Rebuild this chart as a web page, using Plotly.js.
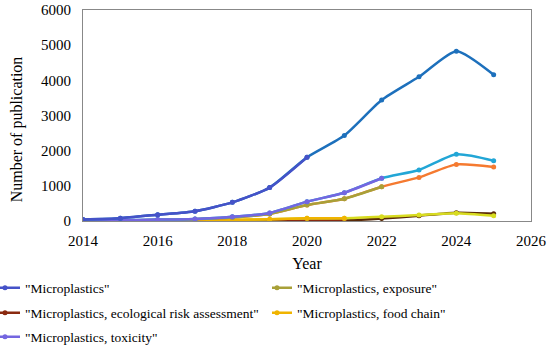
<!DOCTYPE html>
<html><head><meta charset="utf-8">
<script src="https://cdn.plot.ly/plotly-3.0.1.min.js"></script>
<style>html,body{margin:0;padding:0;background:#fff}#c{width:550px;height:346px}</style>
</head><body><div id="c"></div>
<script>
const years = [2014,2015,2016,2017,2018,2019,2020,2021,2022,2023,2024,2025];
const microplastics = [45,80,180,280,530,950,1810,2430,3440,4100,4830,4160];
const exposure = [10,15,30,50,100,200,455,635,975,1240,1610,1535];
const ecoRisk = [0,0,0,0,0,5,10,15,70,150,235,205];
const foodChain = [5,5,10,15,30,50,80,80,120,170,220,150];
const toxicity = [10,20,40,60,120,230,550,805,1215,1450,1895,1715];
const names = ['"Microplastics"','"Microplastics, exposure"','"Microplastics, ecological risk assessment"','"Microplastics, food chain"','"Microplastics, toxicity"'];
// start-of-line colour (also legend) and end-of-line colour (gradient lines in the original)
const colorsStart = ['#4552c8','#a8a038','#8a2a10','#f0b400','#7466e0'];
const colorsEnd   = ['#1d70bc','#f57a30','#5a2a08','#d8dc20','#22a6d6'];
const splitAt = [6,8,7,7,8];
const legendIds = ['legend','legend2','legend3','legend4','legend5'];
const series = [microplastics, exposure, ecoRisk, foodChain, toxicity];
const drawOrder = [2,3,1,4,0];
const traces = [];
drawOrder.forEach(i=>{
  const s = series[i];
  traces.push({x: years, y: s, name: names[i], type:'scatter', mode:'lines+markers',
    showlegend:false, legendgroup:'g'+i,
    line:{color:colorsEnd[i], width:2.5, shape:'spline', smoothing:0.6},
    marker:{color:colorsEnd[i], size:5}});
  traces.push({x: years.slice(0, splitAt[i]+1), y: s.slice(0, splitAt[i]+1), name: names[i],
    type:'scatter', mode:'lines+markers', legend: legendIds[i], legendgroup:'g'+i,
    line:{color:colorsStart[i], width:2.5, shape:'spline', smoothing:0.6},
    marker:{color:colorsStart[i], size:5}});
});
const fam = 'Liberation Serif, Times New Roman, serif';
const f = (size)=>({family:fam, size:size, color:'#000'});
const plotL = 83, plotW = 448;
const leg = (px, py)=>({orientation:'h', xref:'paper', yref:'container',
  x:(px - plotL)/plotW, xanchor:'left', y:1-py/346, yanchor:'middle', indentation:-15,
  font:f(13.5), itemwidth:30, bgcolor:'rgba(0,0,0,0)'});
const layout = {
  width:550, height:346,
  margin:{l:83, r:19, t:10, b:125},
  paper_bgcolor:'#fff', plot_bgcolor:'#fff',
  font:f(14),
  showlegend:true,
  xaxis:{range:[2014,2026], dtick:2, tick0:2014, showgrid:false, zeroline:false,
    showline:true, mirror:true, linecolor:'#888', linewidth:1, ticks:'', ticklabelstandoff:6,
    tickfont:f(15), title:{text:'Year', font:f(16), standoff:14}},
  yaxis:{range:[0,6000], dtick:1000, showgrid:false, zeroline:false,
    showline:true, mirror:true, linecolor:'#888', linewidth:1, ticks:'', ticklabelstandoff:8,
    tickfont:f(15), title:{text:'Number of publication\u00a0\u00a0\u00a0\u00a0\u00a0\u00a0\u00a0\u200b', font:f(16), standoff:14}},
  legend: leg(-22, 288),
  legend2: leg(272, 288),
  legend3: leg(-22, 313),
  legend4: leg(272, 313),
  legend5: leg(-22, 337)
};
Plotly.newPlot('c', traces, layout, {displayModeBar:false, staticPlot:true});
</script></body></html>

────────

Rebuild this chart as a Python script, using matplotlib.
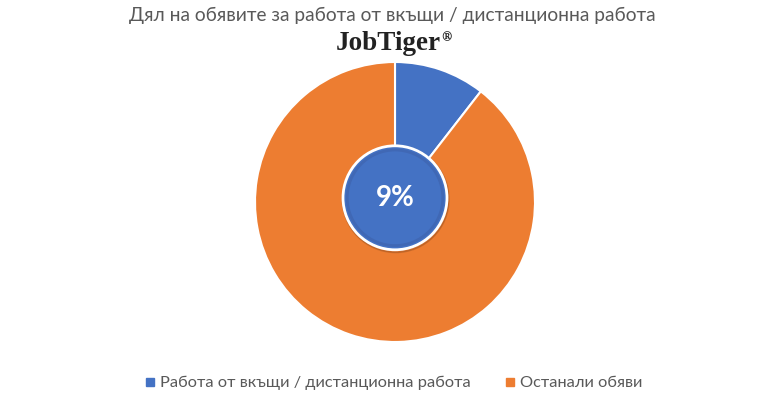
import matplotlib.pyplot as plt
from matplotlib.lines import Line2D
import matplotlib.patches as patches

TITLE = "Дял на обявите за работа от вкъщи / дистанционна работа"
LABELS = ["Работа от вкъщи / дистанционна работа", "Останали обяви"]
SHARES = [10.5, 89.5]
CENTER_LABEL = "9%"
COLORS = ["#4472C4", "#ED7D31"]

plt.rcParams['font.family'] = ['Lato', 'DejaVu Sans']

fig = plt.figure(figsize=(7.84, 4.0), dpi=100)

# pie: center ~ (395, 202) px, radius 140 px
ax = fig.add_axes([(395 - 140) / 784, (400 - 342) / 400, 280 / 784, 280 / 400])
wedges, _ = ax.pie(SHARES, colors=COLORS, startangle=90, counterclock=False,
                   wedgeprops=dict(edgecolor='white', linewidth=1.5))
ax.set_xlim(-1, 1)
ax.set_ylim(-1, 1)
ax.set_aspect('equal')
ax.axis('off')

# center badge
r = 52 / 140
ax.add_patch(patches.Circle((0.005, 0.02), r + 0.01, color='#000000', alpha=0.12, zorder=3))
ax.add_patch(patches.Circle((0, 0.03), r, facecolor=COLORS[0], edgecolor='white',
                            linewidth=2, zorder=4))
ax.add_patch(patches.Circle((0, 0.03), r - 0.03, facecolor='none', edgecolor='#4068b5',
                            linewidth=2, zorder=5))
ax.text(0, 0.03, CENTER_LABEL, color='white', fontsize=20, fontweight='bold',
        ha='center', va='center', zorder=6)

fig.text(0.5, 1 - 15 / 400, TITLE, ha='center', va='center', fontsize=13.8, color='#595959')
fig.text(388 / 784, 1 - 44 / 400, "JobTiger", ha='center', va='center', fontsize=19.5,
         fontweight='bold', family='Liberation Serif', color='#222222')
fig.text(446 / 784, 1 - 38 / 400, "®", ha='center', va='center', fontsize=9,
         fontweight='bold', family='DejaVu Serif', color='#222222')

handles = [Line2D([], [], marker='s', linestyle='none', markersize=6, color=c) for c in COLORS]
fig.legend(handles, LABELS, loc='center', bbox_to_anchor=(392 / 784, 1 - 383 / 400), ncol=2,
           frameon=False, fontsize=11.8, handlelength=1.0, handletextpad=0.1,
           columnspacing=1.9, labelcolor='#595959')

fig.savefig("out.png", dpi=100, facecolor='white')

────────

• [Task instructions]:
Looking at the records above, say how many lines hold the string "this". Write nothing but the number.

• [Output of the task]:
2